* **PROBLEM TO SOLVE**
Below this line is a listing that includes pictures. Copy exactly, and only, the lines from the one containing "Rebuild this chart" through the one containing "const titleLines = ['PRINCIPAL"; the pictures do not go in the copy.

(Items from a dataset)
▬▬▬▬▬▬▬▬▬▬

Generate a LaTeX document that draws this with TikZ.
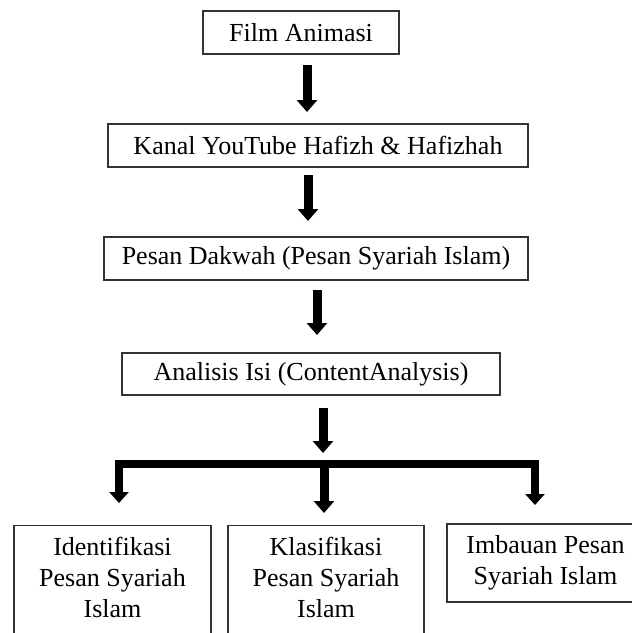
\documentclass[tikz,border=0pt]{standalone}
\usepackage{fontspec}
\setmainfont{Liberation Serif}
\usetikzlibrary{arrows.meta}
\begin{document}
\begin{tikzpicture}[x=1pt,y=-1pt,
  box/.style={draw=black!80, line width=1.3pt, inner sep=0pt, font=\fontsize{26}{31}\selectfont, align=center},
  txt/.style={inner sep=0pt, align=center, font=\fontsize{26}{31}\selectfont},
  arr/.style={line width=9pt, -{Triangle[width=20pt,length=12pt]}},
  brk/.style={line width=8pt, line join=miter, {Triangle[width=19pt,length=11pt]}-{Triangle[width=19pt,length=11pt]}}]
\useasboundingbox (0,0) rectangle (632,633);
\clip (0,0) rectangle (632,633);
% boxes
\node[box, minimum width=196pt, minimum height=43pt] (b1) at (301,32.5) {Film Animasi};
\node[box, minimum width=420pt, minimum height=43pt] (b2) at (318,145.5) {Kanal YouTube Hafizh \& Hafizhah};
\node[box, minimum width=424pt, minimum height=43pt] (b3) at (316,258.5) {Pesan Dakwah (Pesan Syariah Islam)};
\node[box, minimum width=378pt, minimum height=42pt] (b4) at (311,374) {Analisis Isi (ContentAnalysis)};
\node[box, minimum width=197pt, minimum height=130pt, anchor=north] (b5) at (112.5,525) {};
\node[txt] (t5) at (112.5,577) {Identifikasi\\Pesan Syariah\\Islam};
\node[box, minimum width=196pt, minimum height=130pt, anchor=north] (b6) at (326,525) {};
\node[txt] (t6) at (326,577) {Klasifikasi\\Pesan Syariah\\Islam};
\node[box, minimum width=197pt, minimum height=78pt] (b7) at (545.5,563) {Imbauan Pesan\\Syariah Islam};
% arrow end points
\coordinate (a1s) at (307,65);  \coordinate (a1e) at (307,112);
\coordinate (a2s) at (308,175); \coordinate (a2e) at (308,221);
\coordinate (a3s) at (317,290); \coordinate (a3e) at (317,335);
\coordinate (a4s) at (323,408); \coordinate (a4e) at (323,453);
\coordinate (bl) at (119,503); \coordinate (blc) at (119,464);
\coordinate (brc) at (535,464); \coordinate (br) at (535,505);
\coordinate (ms) at (324,464); \coordinate (me) at (324,513);
% connectors
\draw[arr] (a1s) -- (a1e);
\draw[arr] (a2s) -- (a2e);
\draw[arr] (a3s) -- (a3e);
\draw[arr] (a4s) -- (a4e);
\draw[brk] (bl) -- (blc) -- (brc) -- (br);
\draw[arr] (ms) -- (me);
\end{tikzpicture}
\end{document}
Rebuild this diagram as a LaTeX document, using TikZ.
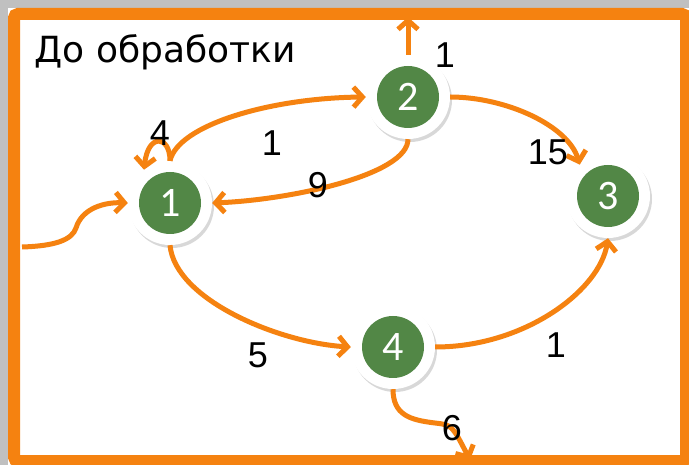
\documentclass[tikz,border=0pt]{standalone}
\usepackage{fontspec}
\setmainfont{Liberation Sans}
\newfontfamily\vertfont{Carlito}
\newfontfamily\titlefont{DejaVu Sans}
\usetikzlibrary{arrows.meta, shadows}
\definecolor{arcorange}{RGB}{245,130,16}
\definecolor{vertgreen}{RGB}{82,135,70}
\definecolor{bggray}{RGB}{192,192,192}

\begin{document}
\begin{tikzpicture}[x=1pt,y=-1pt,>={Straight Barb[length=9pt,width=20pt]},
    vert/.style={circle, fill=white, minimum size=84pt, inner sep=0pt, text=white,
      font=\vertfont\fontsize{42}{42}\selectfont,
      drop shadow={shadow xshift=2pt, shadow yshift=-3pt, opacity=0.3},
      path picture={\fill[vertgreen] (path picture bounding box.center) circle (31pt);}},
    flow/.style={draw=arcorange, line width=5pt, ->},
    wlabel/.style={font=\fontsize{36}{36}\selectfont}]
        \clip (0,0) rectangle (689,465);
        \fill[bggray] (0,0) rectangle (689,465);
        \fill[white] (8,8) rectangle (689,465);
        \draw[arcorange, line width=12pt, rounded corners=4pt] (14,14) rectangle (686,461);
        \node[anchor=base west, font=\titlefont\fontsize{36}{36}\selectfont] (title) at (31,63) {До обработки};
        \node[vert] (v1) at (170,203) {1};
        \node[vert] (v2) at (408,97) {2};
        \node[vert] (v3) at (608,196) {3};
        \node[vert] (v4) at (393,347) {4};
        \coordinate (in) at (22,247);
        \coordinate (out2) at (408,17);
        \coordinate (out4) at (470,460);
        \draw[flow] (in) .. controls (55,246) and (72,240) .. (76,228) .. controls (82,208) and (105,202) .. (v1.west);
        \draw[flow] (v1.north) .. controls (170,135) and (148,133) .. (v1.128);
        \draw[flow] (v1.north) .. controls (178,125) and (270,98) .. (v2.west);
        \draw[flow] (v2.south) .. controls (408,175) and (290,200) .. (v1.east);
        \draw[flow] (v2.east) .. controls (505,97) and (568,125) .. (v3.132);
        \draw[flow] (v2.north) -- (out2);
        \draw[flow] (v1.south) .. controls (175,300) and (280,343) .. (v4.west);
        \draw[flow] (v4.east) .. controls (525,347) and (600,290) .. (v3.south);
        \draw[flow] (v4.south) .. controls (393,415) and (410,420) .. (435,423) .. controls (452,425) .. (out4);
        \node[wlabel] (w2) at (445,55) {1};
        \node[wlabel] (w11) at (160,133) {4};
        \node[wlabel] (w12) at (272,143) {1};
        \node[wlabel] (w21) at (318,185) {9};
        \node[wlabel] (w23) at (548,152) {15};
        \node[wlabel] (w14) at (258,355) {5};
        \node[wlabel] (w43) at (556,345) {1};
        \node[wlabel] (w4) at (452,428) {6};
    \end{tikzpicture}
\end{document}
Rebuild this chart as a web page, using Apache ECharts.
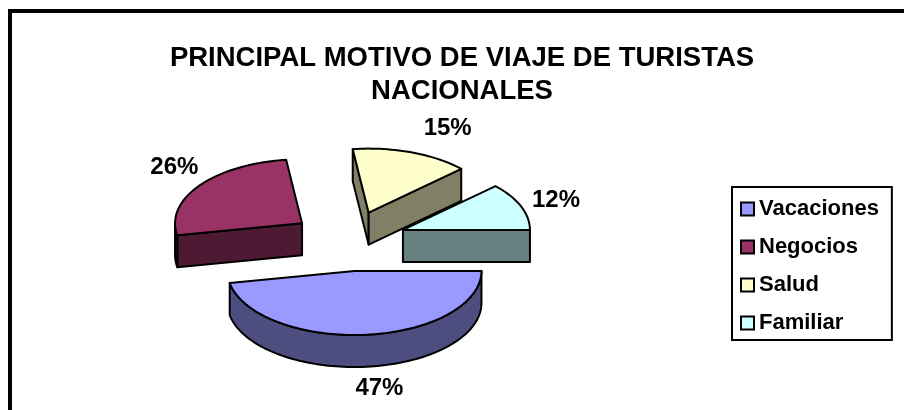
<!DOCTYPE html>
<html>
<head>
<meta charset="utf-8">
<style>html,body{margin:0;padding:0;background:#fff}#c{width:904px;height:410px}</style>
<script src="https://cdn.jsdelivr.net/npm/echarts@6/dist/echarts.min.js"></script>
</head>
<body>
<div id="c"></div>
<script>
const categories = ['Vacaciones', 'Negocios', 'Salud', 'Familiar'];
const values = [47, 26, 15, 12];
const titleLines = ['PRINCIPAL MOTIVO DE VIAJE DE TURISTAS', 'NACIONALES'];

const topColors = ['#9999FF', '#993366', '#FFFFCC', '#CCFFFF'];
const sideColors = ['#4D4D80', '#4D1933', '#808066', '#668080'];
const drawOrder = [4, 1, 2, 3];
const labelNudge = [[13, 54], [-25, -18], [36, -24], [35, -6]];
const pie = { cx: 349, cy: 241, rx: 127, ry: 64, depth: 32, explode: 58 };
const font = '"Liberation Sans", Arial, sans-serif';

const total = values.reduce((a, b) => a + b, 0);
function sliceAngles(i) {
  let s = 0;
  for (let k = 0; k < i; k++) s += values[k];
  return [s / total * 2 * Math.PI, (s + values[i]) / total * 2 * Math.PI];
}
function arcPts(ax, ay, a0, a1, dy) {
  const pts = [];
  const n = Math.max(4, Math.round((a1 - a0) / 0.03));
  for (let k = 0; k <= n; k++) {
    const a = a0 + (a1 - a0) * k / n;
    pts.push([ax + pie.rx * Math.cos(a), ay + pie.ry * Math.sin(a) + dy]);
  }
  return pts;
}
function renderSlice(params, api) {
  const i = params.seriesIndex;
  const [a0, a1] = sliceAngles(i);
  const mid = (a0 + a1) / 2;
  const ax = pie.cx + pie.explode * Math.cos(mid);
  const ay = pie.cy + pie.explode * 0.52 * Math.sin(mid);
  const d = pie.depth;
  const style = c => ({ fill: c, stroke: '#000', lineWidth: 2, lineJoin: 'round' });
  const poly = (points, c) => ({ type: 'polygon', shape: { points }, style: style(c) });
  const children = [];
  const pA0 = [ax + pie.rx * Math.cos(a0), ay + pie.ry * Math.sin(a0)];
  const pA1 = [ax + pie.rx * Math.cos(a1), ay + pie.ry * Math.sin(a1)];
  const pC = [ax, ay];
  const down = p => [p[0], p[1] + d];
  // cut faces are visible only when their outward normal points towards the viewer
  if (Math.cos(a0) < 0) children.push(poly([pC, pA0, down(pA0), down(pC)], sideColors[i]));
  if (Math.cos(a1) > 0) children.push(poly([pC, pA1, down(pA1), down(pC)], sideColors[i]));
  // outer wall over the front half of the rim
  const w0 = Math.max(a0, 0), w1 = Math.min(a1, Math.PI);
  if (w1 > w0) {
    const top = arcPts(ax, ay, w0, w1, 0);
    const bottom = arcPts(ax, ay, w0, w1, d).reverse();
    children.push(poly(top.concat(bottom), sideColors[i]));
  }
  // top face
  children.push(poly([pC].concat(arcPts(ax, ay, a0, a1, 0)), topColors[i]));
  // percent label
  const n = labelNudge[i];
  children.push({
    type: 'text',
    style: {
      x: ax + pie.rx * Math.cos(mid) + n[0],
      y: ay + pie.ry * Math.sin(mid) + n[1],
      text: api.value(0) + '%',
      fill: '#000',
      font: 'bold 24px ' + font,
      align: 'center',
      verticalAlign: 'middle'
    }
  });
  return { type: 'group', children };
}

const chart = echarts.init(document.getElementById('c'), null, { renderer: 'canvas' });
chart.setOption({
  animation: false,
  backgroundColor: '#fff',
  title: {
    text: titleLines.join('\n'),
    left: 462,
    top: 42,
    textAlign: 'center',
    padding: 0,
    textStyle: { fontFamily: font, fontWeight: 'bold', fontSize: 27.5, lineHeight: 33, color: '#000' }
  },
  legend: {
    orient: 'vertical',
    left: 732,
    top: 187,
    padding: [10, 13, 5, 8],
    itemGap: 14,
    itemWidth: 13,
    itemHeight: 13,
    borderColor: '#000',
    borderWidth: 2,
    backgroundColor: '#fff',
    selectedMode: false,
    data: categories,
    icon: 'rect',
    itemStyle: { borderColor: '#000', borderWidth: 2 },
    textStyle: { fontFamily: font, fontWeight: 'bold', fontSize: 22, color: '#000', lineHeight: 24 }
  },
  graphic: [{
    type: 'rect',
    z: -1,
    silent: true,
    shape: { x: 10, y: 11, width: 1000, height: 600 },
    style: { fill: 'none', stroke: '#000', lineWidth: 4 }
  }],
  series: categories.map((name, i) => ({
    type: 'custom',
    name,
    coordinateSystem: 'none',
    z: 2 + drawOrder[i],
    itemStyle: { color: topColors[i] },
    data: [[values[i]]],
    renderItem: renderSlice
  }))
});
</script>
</body>
</html>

▬▬▬▬▬▬▬▬▬▬

* **SOLUTION TO THIS TASK**
Rebuild this chart as a web page, using Apache ECharts.
<!DOCTYPE html>
<html>
<head>
<meta charset="utf-8">
<style>html,body{margin:0;padding:0;background:#fff}#c{width:904px;height:410px}</style>
<script src="https://cdn.jsdelivr.net/npm/echarts@6/dist/echarts.min.js"></script>
</head>
<body>
<div id="c"></div>
<script>
const categories = ['Vacaciones', 'Negocios', 'Salud', 'Familiar'];
const values = [47, 26, 15, 12];
const titleLines = ['PRINCIPAL MOTIVO DE VIAJE DE TURISTAS', 'NACIONALES'];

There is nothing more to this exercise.